■ **WHAT IS ASKED**
Keep only the lines where "this" appears.

[Start of DATASET ENTRIES]

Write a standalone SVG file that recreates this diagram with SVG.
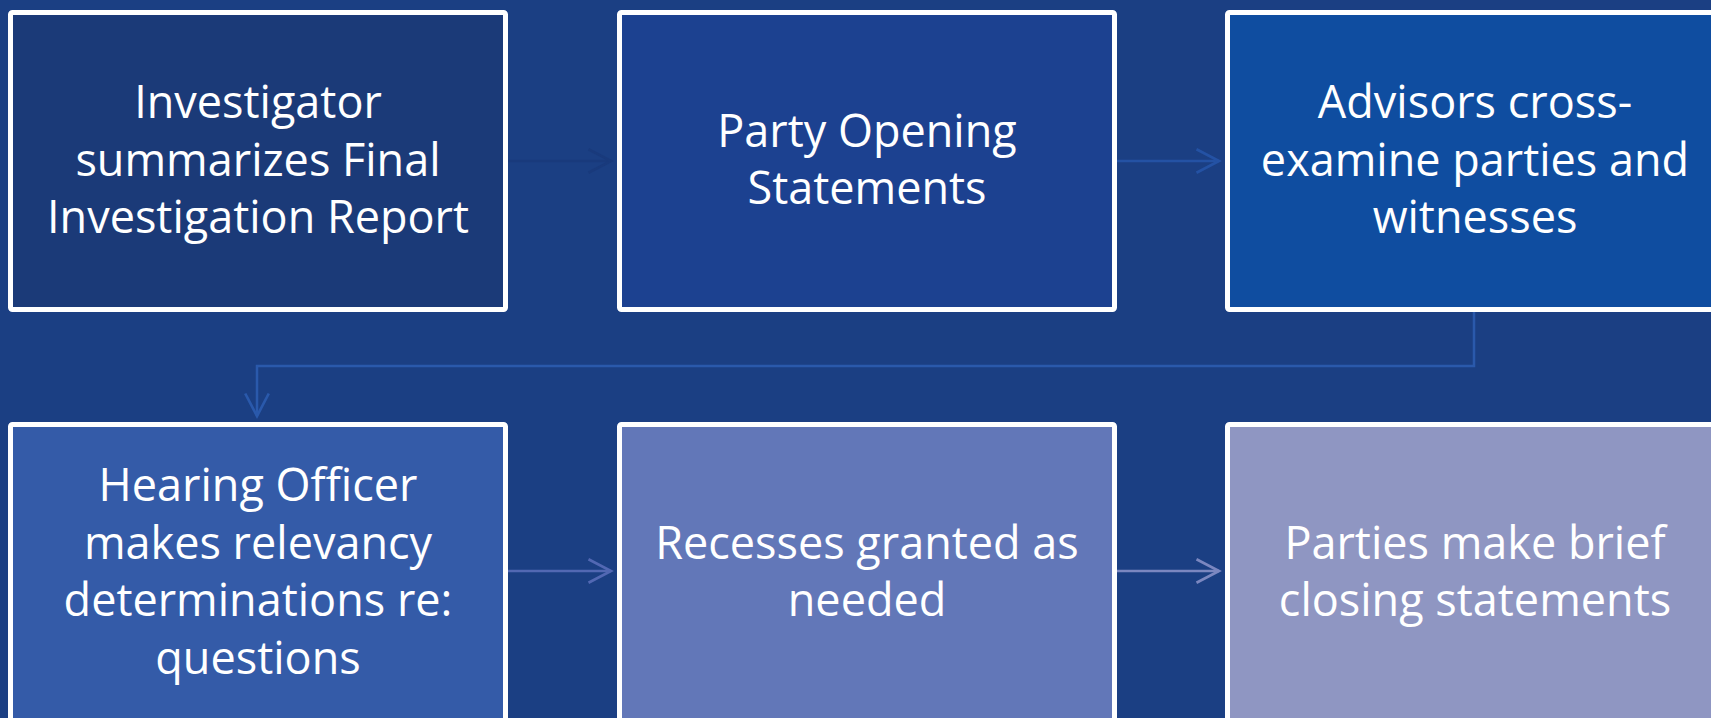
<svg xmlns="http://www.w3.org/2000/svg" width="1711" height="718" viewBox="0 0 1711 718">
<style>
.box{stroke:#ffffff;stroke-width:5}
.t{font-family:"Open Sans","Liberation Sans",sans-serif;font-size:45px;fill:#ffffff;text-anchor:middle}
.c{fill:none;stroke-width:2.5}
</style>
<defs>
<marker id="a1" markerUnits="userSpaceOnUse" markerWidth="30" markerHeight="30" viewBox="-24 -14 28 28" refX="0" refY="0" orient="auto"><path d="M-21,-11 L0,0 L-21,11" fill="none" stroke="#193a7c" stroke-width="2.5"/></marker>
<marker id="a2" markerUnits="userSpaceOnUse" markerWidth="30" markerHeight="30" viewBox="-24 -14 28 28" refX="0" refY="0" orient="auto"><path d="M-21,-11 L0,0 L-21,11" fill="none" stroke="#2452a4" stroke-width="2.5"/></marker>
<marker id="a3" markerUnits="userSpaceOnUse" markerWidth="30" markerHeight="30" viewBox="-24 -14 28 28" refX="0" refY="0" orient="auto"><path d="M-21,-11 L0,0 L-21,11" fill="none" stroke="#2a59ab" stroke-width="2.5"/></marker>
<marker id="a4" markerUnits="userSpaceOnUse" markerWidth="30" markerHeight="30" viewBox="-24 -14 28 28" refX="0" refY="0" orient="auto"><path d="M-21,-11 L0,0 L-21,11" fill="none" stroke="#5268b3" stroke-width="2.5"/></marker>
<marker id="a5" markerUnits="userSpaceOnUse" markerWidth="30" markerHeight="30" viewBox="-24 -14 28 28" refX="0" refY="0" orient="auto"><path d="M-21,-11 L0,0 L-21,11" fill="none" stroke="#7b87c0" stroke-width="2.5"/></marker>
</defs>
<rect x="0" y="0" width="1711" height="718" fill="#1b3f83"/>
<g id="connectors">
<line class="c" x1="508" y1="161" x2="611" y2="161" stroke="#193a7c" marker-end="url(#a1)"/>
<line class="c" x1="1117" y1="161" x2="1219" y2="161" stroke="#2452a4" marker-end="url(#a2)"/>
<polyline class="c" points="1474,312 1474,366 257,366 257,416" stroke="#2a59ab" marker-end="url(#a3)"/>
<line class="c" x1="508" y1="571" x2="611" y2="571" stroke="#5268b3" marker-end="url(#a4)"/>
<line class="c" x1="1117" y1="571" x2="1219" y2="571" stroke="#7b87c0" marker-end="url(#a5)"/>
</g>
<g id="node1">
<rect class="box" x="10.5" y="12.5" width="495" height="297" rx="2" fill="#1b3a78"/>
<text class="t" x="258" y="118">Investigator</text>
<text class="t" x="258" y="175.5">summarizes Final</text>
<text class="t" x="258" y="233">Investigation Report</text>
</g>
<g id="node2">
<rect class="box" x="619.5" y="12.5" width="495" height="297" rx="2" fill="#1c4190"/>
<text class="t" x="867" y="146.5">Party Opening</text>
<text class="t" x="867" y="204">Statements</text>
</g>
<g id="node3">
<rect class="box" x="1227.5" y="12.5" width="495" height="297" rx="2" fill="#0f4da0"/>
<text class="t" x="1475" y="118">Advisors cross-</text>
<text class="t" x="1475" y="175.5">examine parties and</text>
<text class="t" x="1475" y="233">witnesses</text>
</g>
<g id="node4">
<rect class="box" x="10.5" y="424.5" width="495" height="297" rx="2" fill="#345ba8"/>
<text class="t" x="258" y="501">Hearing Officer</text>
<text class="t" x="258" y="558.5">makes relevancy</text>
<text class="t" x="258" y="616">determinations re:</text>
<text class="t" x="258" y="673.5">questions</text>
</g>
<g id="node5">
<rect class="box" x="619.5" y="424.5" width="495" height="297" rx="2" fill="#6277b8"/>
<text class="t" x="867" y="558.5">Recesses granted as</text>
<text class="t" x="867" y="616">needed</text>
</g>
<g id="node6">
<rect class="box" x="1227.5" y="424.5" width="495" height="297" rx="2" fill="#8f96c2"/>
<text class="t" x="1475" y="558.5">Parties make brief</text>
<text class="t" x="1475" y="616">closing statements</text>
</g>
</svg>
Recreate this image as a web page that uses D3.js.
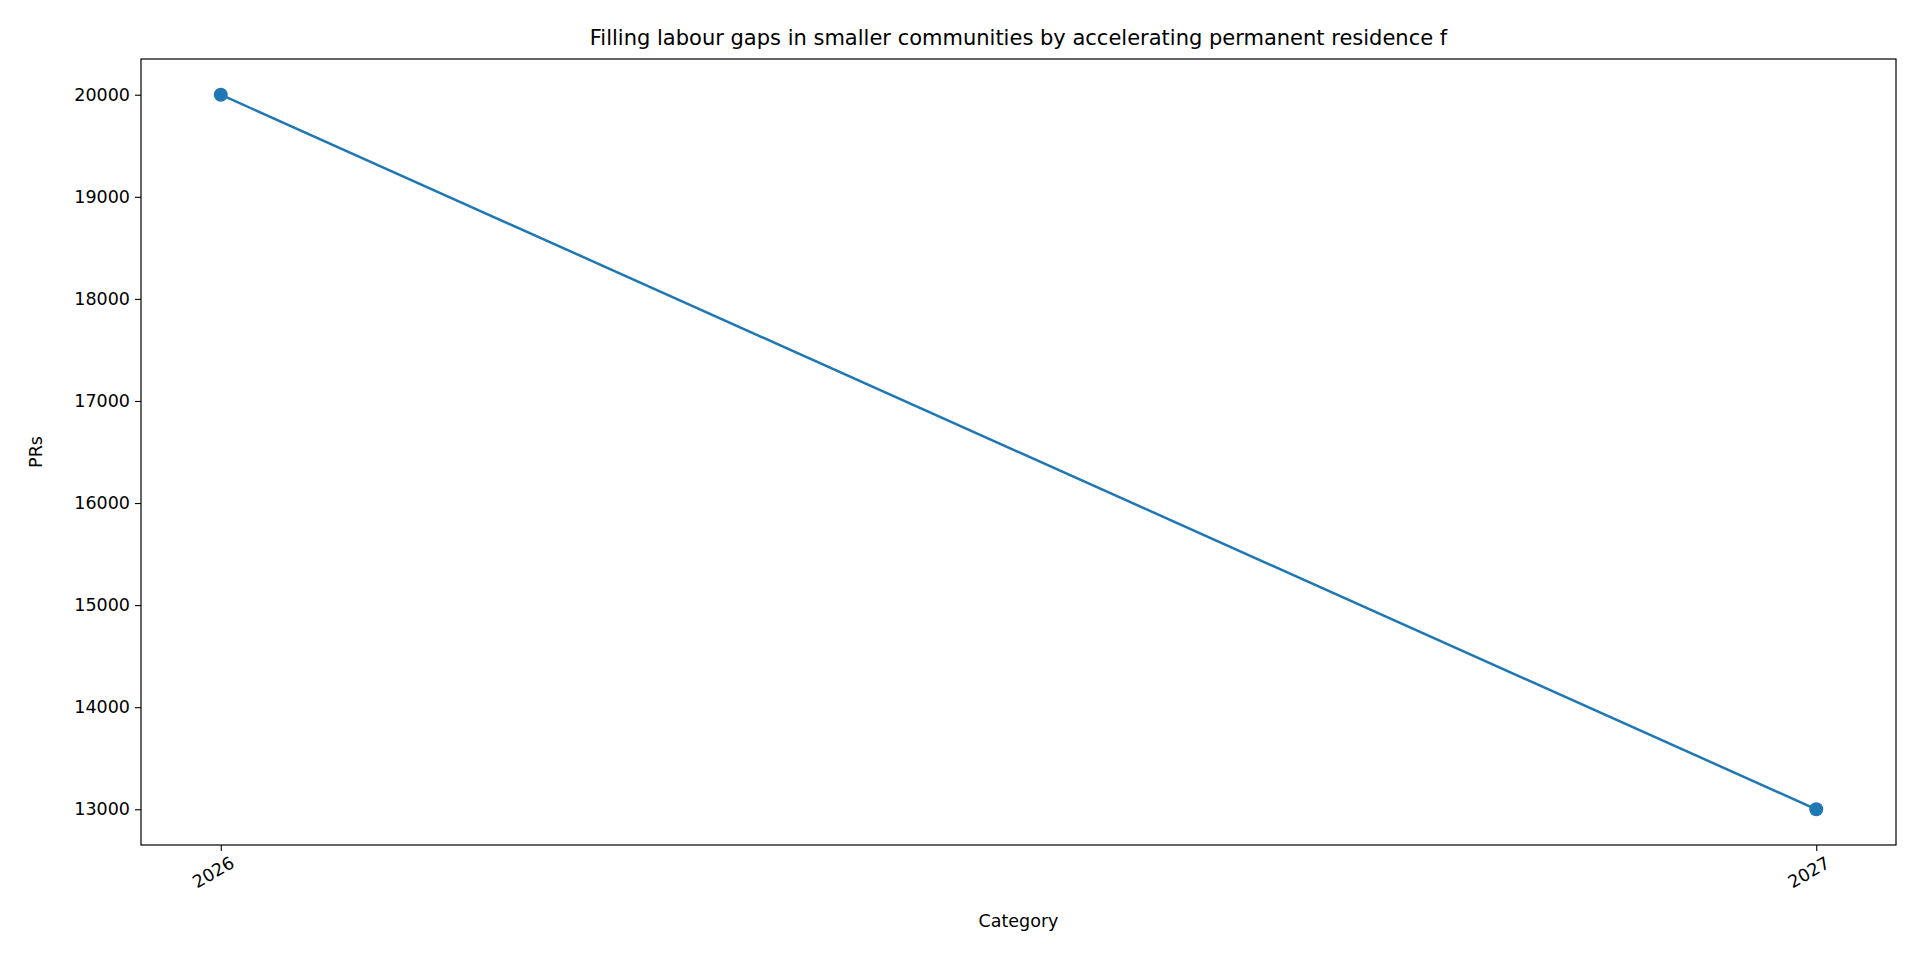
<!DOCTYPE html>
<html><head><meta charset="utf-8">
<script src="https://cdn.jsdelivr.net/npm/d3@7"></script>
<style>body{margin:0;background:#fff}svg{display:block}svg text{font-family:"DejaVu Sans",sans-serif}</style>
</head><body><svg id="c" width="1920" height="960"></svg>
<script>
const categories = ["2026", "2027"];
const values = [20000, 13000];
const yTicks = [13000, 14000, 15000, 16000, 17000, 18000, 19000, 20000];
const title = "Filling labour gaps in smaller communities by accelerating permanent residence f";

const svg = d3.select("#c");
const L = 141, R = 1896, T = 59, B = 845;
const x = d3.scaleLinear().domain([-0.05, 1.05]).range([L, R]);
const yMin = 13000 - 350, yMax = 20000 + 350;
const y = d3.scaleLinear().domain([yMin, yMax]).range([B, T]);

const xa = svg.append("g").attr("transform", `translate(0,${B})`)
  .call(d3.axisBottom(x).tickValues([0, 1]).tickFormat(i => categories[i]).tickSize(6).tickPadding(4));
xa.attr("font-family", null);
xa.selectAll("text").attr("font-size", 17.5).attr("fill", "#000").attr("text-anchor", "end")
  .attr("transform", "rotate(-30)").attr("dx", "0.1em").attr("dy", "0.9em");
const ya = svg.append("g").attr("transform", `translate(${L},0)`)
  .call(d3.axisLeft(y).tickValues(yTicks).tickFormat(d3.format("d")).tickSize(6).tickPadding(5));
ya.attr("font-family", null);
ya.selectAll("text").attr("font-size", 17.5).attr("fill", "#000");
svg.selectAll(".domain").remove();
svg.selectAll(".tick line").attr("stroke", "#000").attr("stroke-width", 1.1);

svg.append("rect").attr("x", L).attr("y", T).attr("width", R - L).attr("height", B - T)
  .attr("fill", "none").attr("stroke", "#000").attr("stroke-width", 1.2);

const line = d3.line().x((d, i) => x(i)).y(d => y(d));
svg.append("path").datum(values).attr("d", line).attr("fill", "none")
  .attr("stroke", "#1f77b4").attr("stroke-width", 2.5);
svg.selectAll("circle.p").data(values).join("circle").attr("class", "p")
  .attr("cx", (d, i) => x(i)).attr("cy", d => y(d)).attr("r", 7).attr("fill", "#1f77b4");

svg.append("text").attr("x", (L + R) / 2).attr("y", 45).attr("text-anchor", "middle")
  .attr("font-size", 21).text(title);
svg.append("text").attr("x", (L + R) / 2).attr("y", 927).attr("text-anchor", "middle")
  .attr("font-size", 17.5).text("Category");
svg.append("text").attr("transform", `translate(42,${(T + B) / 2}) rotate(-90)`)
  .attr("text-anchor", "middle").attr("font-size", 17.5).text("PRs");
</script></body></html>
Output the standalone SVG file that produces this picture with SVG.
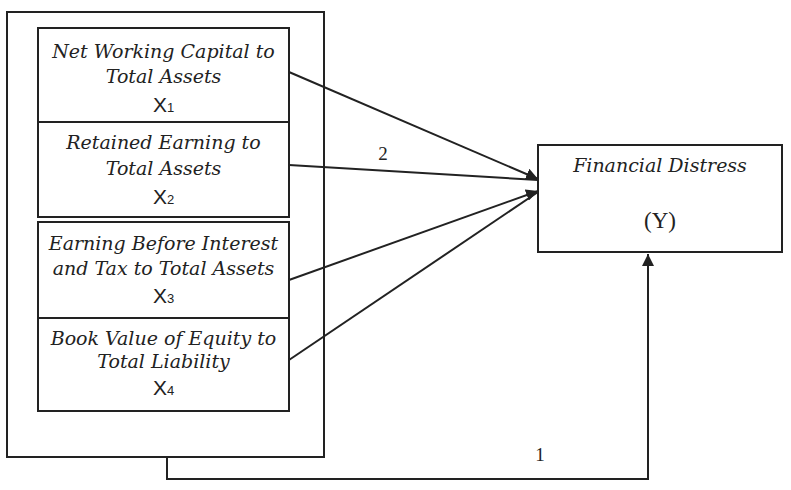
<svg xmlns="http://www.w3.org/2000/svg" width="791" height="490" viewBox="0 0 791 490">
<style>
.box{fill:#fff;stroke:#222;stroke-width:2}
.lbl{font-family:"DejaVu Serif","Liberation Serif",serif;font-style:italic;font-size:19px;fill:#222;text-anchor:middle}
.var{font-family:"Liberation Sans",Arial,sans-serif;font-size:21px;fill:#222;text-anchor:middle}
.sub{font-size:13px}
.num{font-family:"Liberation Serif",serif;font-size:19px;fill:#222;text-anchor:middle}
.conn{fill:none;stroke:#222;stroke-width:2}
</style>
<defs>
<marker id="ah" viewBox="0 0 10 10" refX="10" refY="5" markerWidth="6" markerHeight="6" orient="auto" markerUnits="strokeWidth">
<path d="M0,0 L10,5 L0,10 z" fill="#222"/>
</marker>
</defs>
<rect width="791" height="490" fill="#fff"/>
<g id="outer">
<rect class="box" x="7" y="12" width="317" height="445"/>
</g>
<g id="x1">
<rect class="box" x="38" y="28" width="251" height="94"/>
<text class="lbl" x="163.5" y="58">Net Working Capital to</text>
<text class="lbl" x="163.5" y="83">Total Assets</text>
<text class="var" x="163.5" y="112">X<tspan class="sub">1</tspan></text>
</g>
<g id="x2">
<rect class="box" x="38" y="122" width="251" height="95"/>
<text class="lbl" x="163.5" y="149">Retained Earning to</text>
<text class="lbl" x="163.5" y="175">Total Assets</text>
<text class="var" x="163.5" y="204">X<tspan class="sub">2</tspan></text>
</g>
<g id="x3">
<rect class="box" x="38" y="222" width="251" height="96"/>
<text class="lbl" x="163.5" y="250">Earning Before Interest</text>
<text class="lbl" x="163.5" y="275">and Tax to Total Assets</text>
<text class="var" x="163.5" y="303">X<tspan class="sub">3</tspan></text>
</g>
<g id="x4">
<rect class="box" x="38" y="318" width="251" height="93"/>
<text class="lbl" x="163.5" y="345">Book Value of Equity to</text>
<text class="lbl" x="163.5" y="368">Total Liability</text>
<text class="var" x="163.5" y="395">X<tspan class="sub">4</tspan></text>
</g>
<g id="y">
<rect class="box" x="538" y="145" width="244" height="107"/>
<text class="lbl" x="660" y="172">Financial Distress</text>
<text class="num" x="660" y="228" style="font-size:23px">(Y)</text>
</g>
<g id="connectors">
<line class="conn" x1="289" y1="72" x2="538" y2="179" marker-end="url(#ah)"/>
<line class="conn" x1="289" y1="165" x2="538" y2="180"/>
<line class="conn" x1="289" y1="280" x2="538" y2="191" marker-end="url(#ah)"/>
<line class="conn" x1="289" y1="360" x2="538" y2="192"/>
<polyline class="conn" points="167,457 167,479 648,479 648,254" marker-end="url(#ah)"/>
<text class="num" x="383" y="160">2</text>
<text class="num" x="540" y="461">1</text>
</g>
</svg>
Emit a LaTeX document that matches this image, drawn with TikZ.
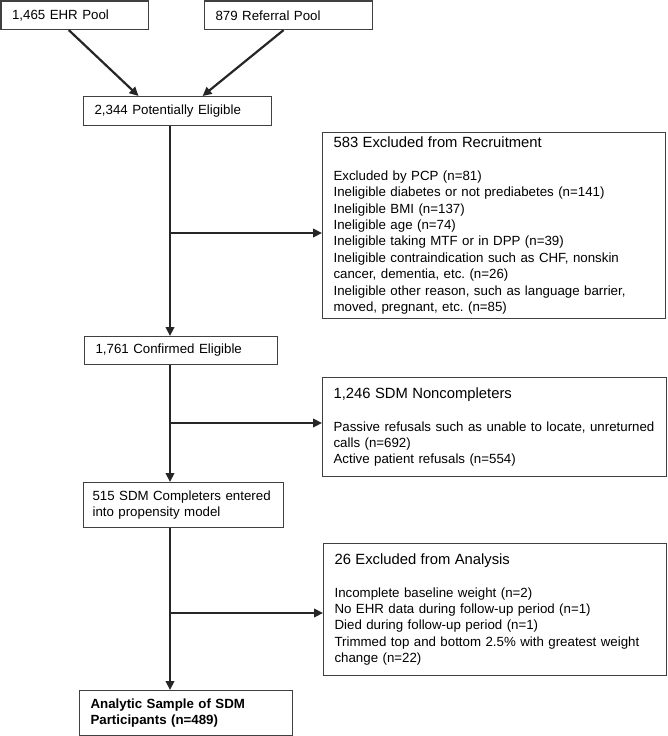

[End of DATASET ENTRIES]

■ **OUTPUT**
Write a standalone SVG file that recreates this diagram with SVG.
Recreate this image as a web page that uses D3.js.
Output the standalone SVG file that produces this picture with SVG.
Emit a LaTeX document that matches this image, drawn with TikZ.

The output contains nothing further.